I wasn’t sure what to expect when I stepped foot on the truck on day one. I had searched for info about what these trucks were like, but I didn’t find anything concrete. So, here it is! Here’s what you need to know:
Capacity – The overland truck holds a maximum of 24 passengers, including guides and the cook. Some seats are better than others and so it is expected that everyone should rotate every time they get on the truck for the day. Sit somewhere different, sit with someone new and try out all the seats. Four of the seats face backwards and share tables with the four seats facing forward. These are located in the middle of the truck and are really good for playing card games or doing some writing.
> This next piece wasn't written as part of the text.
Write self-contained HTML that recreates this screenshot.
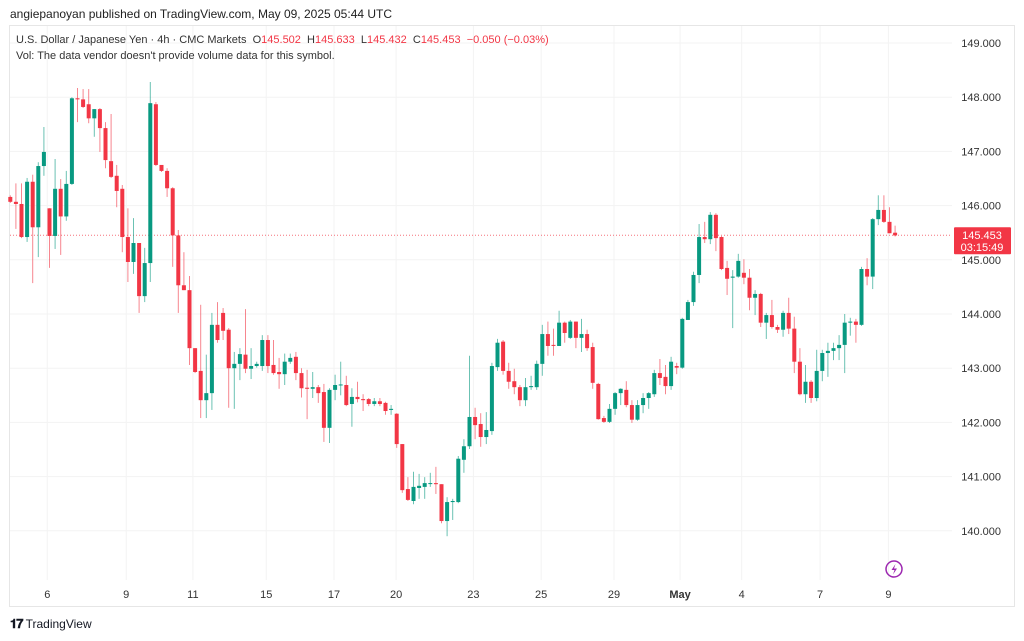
<!DOCTYPE html>
<html><head><meta charset="utf-8"><style>
body{margin:0;width:1024px;height:641px;background:#fff;font-family:"Liberation Sans",sans-serif;overflow:hidden;position:relative}
.t{position:absolute;white-space:nowrap}
</style></head><body>
<div class="t" style="left:10px;top:7px;font-size:12px;color:#222">angiepanoyan published on TradingView.com, May 09, 2025 05:44 UTC</div>
<svg id="c" width="1024" height="641" style="position:absolute;left:0;top:0"></svg>
<div class="t" style="left:16px;top:34px;font-size:11px;color:#333">U.S. Dollar / Japanese Yen · 4h · CMC Markets&nbsp; O<span style="color:#f23645">145.502</span>&nbsp; H<span style="color:#f23645">145.633</span>&nbsp; L<span style="color:#f23645">145.432</span>&nbsp; C<span style="color:#f23645">145.453</span>&nbsp; <span style="color:#f23645">−0.050 (−0.03%)</span></div>
<div class="t" style="left:16px;top:50px;font-size:11px;color:#333">Vol: The data vendor doesn't provide volume data for this symbol.</div>
<div class="t" style="left:10px;top:616px;font-size:12px;color:#131722"><b style="font-size:13px;letter-spacing:-1px">𝟏𝟕</b> TradingView</div>
<script>
const opens=[146.16,146.07,146.03,145.42,146.44,145.60,146.73,145.95,145.44,146.31,145.80,146.40,147.98,147.96,147.87,147.61,147.78,147.43,146.82,146.55,146.31,145.42,144.96,145.31,144.33,144.94,147.87,146.75,146.64,146.32,145.45,144.53,144.44,143.37,142.95,142.41,142.54,143.80,144.02,143.71,143.00,143.08,143.25,142.99,143.04,143.04,143.52,143.06,142.93,142.89,143.12,143.21,142.91,142.64,142.62,142.65,142.56,141.90,142.60,142.69,142.69,142.34,142.47,142.43,142.43,142.34,142.39,142.36,142.23,142.16,141.60,140.77,140.55,140.79,140.81,140.87,140.88,140.86,140.18,140.53,140.53,141.31,141.56,142.10,141.97,141.73,141.84,143.02,143.49,142.95,142.76,142.65,142.41,142.65,142.65,143.08,143.63,143.43,143.41,143.84,143.56,143.86,143.56,143.63,143.39,142.71,142.08,142.01,142.25,142.54,142.60,142.32,142.05,142.32,142.45,142.52,142.91,142.84,142.67,143.04,143.01,143.89,144.22,144.72,145.42,145.38,145.83,145.42,144.85,144.67,144.69,144.76,144.67,144.30,144.37,143.84,143.98,143.76,143.71,144.02,143.73,143.12,142.52,142.75,142.45,142.95,143.28,143.32,143.37,143.43,143.84,143.86,143.80,144.83,144.69,145.75,145.92,145.70,145.50];
const highs=[146.19,146.41,146.41,146.51,146.57,146.80,147.45,145.95,146.86,146.49,146.64,148.00,148.17,148.15,148.15,147.78,147.80,147.54,147.69,146.75,146.38,145.95,145.77,145.31,145.22,148.28,147.91,146.75,146.69,146.34,145.55,145.14,144.70,143.37,144.17,143.25,144.02,144.22,144.11,143.74,143.30,143.37,144.09,143.37,143.12,143.61,143.61,143.52,143.19,143.27,143.27,143.30,143.00,142.97,142.93,142.69,142.71,142.63,142.88,143.12,142.86,142.63,142.75,142.52,142.45,142.45,142.45,142.38,142.32,142.17,141.60,140.99,141.09,141.05,140.99,141.07,141.18,140.86,140.62,140.59,141.38,141.69,143.23,142.27,142.17,142.19,143.10,143.54,143.52,143.10,142.99,142.69,142.82,142.86,143.14,143.80,143.86,143.73,144.06,143.86,143.89,143.86,143.91,143.71,143.47,142.73,142.12,142.34,142.56,142.63,142.76,142.41,142.41,142.54,142.56,142.97,143.17,143.06,143.21,143.10,143.93,144.26,144.78,145.66,145.70,145.88,145.86,145.44,144.98,144.81,145.11,145.01,144.83,144.44,144.39,144.02,144.26,143.80,144.06,144.30,143.95,143.37,143.06,142.78,143.34,143.34,143.47,143.47,143.61,144.00,143.93,143.91,144.87,145.03,145.77,146.19,146.19,145.97,145.63];
const lows=[146.05,145.57,145.40,145.33,144.57,145.05,146.55,144.85,145.20,145.09,145.72,146.38,147.54,147.80,147.52,147.27,146.99,146.69,146.51,145.97,145.14,144.59,144.74,144.02,144.22,144.59,146.73,146.62,146.16,144.87,144.02,144.44,143.06,142.91,142.08,142.08,142.23,143.47,143.52,142.27,142.25,142.78,142.91,142.80,143.01,142.95,142.91,142.88,142.62,142.69,143.08,142.78,142.46,142.06,142.45,142.36,141.64,141.62,142.41,142.50,142.30,141.92,142.37,142.21,142.30,142.30,142.30,142.14,142.14,141.53,140.70,140.55,140.49,140.59,140.59,140.81,140.68,140.14,139.90,140.20,140.51,141.07,141.51,141.69,141.55,141.60,141.77,142.95,142.88,142.62,142.52,142.30,142.30,142.60,142.60,142.86,143.23,143.23,143.41,143.47,143.54,143.37,143.30,143.32,142.62,142.05,141.99,141.99,142.14,142.32,142.28,141.99,142.03,142.17,142.25,142.47,142.69,142.52,142.60,142.89,142.99,143.89,144.15,144.57,145.31,145.29,145.16,144.81,144.35,143.74,144.67,144.55,144.07,143.98,143.76,143.54,143.73,143.65,143.58,143.63,142.91,142.50,142.36,142.36,142.39,142.76,142.84,143.15,143.15,142.91,143.60,143.47,143.78,144.53,144.46,145.64,145.68,145.49,145.43];
const closes=[146.07,146.03,145.42,146.44,145.60,146.73,146.99,145.44,146.31,145.80,146.40,147.98,147.96,147.82,147.61,147.78,147.43,146.84,146.53,146.27,145.42,144.96,145.31,144.33,144.94,147.89,146.75,146.64,146.32,145.45,144.53,144.44,143.37,142.93,142.41,142.54,143.80,143.52,143.69,143.00,143.08,143.26,142.99,143.04,143.08,143.52,143.04,142.91,142.89,143.12,143.19,142.91,142.63,142.62,142.65,142.54,141.90,142.60,142.69,142.70,142.32,142.47,142.43,142.41,142.34,142.39,142.34,142.21,142.25,141.60,140.75,140.57,140.81,140.83,140.88,140.88,140.86,140.18,140.53,140.55,141.33,141.56,142.10,141.95,141.73,141.86,143.04,143.47,142.95,142.75,142.65,142.41,142.65,142.67,143.08,143.63,143.41,143.42,143.84,143.65,143.86,143.56,143.63,143.37,142.73,142.06,142.01,142.25,142.54,142.62,142.32,142.05,142.32,142.45,142.54,142.91,142.82,142.67,143.12,143.01,143.91,144.22,144.72,145.42,145.38,145.83,145.40,144.83,144.65,144.69,144.98,144.67,144.30,144.37,143.84,143.98,143.76,143.71,144.02,143.73,143.12,142.52,142.75,142.45,142.95,143.28,143.32,143.37,143.43,143.84,143.86,143.80,144.83,144.69,145.75,145.92,145.70,145.49,145.45];
const priceTicks=[149,148,147,146,145,144,143,142,141,140];
const dateLabels=["6","9","11","15","17","20","23","25","29","May","4","7","9"];
const dateIdx=[6.6,20.7,32.6,45.7,57.8,68.9,82.7,94.8,107.8,119.6,130.6,144.6,156.8];
const lastPrice=145.453;

const svg=document.getElementById('c');const NS='http://www.w3.org/2000/svg';
const PL=10,PR=952,PT=26,PB=580;
const y=p=>43+(149-p)*54.2;
const x=i=>10.3+i*5.6;
function mk(t,a,parent){const e=document.createElementNS(NS,t);for(const k in a)e.setAttribute(k,a[k]);(parent||svg).appendChild(e);return e;}
const frame=mk('rect',{x:9.5,y:25.5,width:1005,height:581,fill:'none',stroke:'#e6e6e6'});


priceTicks.forEach(p=>{
 const g=mk('line',{x1:PL,x2:PR,y1:y(p),y2:y(p),stroke:'#f3f3f3'});
 
 
 const t=mk('text',{x:1001,y:y(p)+4,'text-anchor':'end','font-size':11,fill:'#333','font-family':'Liberation Sans, sans-serif'});
 t.textContent=p.toFixed(3);
 
 
});
dateLabels.forEach((d,k)=>{
 const xx=x(dateIdx[k]);
 const g=mk('line',{x1:xx,x2:xx,y1:PT,y2:PB,stroke:'#f3f3f3'});
 
 
 const t=mk('text',{x:xx,y:598,'text-anchor':'middle','font-size':11,fill:'#333','font-weight':d==='May'?'bold':'normal','font-family':'Liberation Sans, sans-serif'});
 t.textContent=d;
 
 
});
const pl=mk('line',{x1:PL,x2:PR,y1:y(lastPrice),y2:y(lastPrice),stroke:'#f23645','stroke-dasharray':'1 2','stroke-opacity':0.7});


for(let i=0;i<opens.length;i++){
 const up=closes[i]>=opens[i];const col=up?'#089981':'#f23645';
 const cx=x(i);
 const w=mk('line',{x1:cx,x2:cx,y1:y(highs[i]),y2:y(lows[i]),stroke:col,'stroke-opacity':0.6,'stroke-width':1});
 
 
 const top=y(Math.max(opens[i],closes[i])),bot=y(Math.min(opens[i],closes[i]));
 const b=mk('rect',{x:cx-2,y:top,width:4,height:Math.max(1,bot-top),fill:col});
 
 
}
const lb=mk('rect',{x:954,y:y(lastPrice)-8,width:57,height:27,fill:'#f23645',rx:1});


const l1=mk('text',{x:982,y:y(lastPrice)+4,'text-anchor':'middle','font-size':11,fill:'#fff','font-family':'Liberation Sans, sans-serif'});
l1.textContent=lastPrice.toFixed(3);


const l2=mk('text',{x:982,y:y(lastPrice)+16,'text-anchor':'middle','font-size':11,fill:'#fff','font-family':'Liberation Sans, sans-serif'});
l2.textContent='03:15:49';


const ic=mk('circle',{cx:894,cy:569,r:8,fill:'none',stroke:'#9c27b0','stroke-width':1.5});


const bolt=mk('path',{d:'M895.5 564 L891.5 570 L894.5 570 L893 574.5 L897 568.5 L894 568.5 Z',fill:'#9c27b0'});


</script>
</body></html>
Our guide told us that we won the prize for the most mingling, and being that Intrepid travellers are 99.99% amazeballs, it’s worth it to mingle.
Lockers – There are also 24 lockers that line the back wall of the truck. Each person gets one and you can pick any one that is empty. There are two doors at the back of the truck that open on either side. The best locker to have is the low right corner, because you can stand outside to access your gear, instead of having to stack up on top over everyone trying to get their stuff out of the middle lockers.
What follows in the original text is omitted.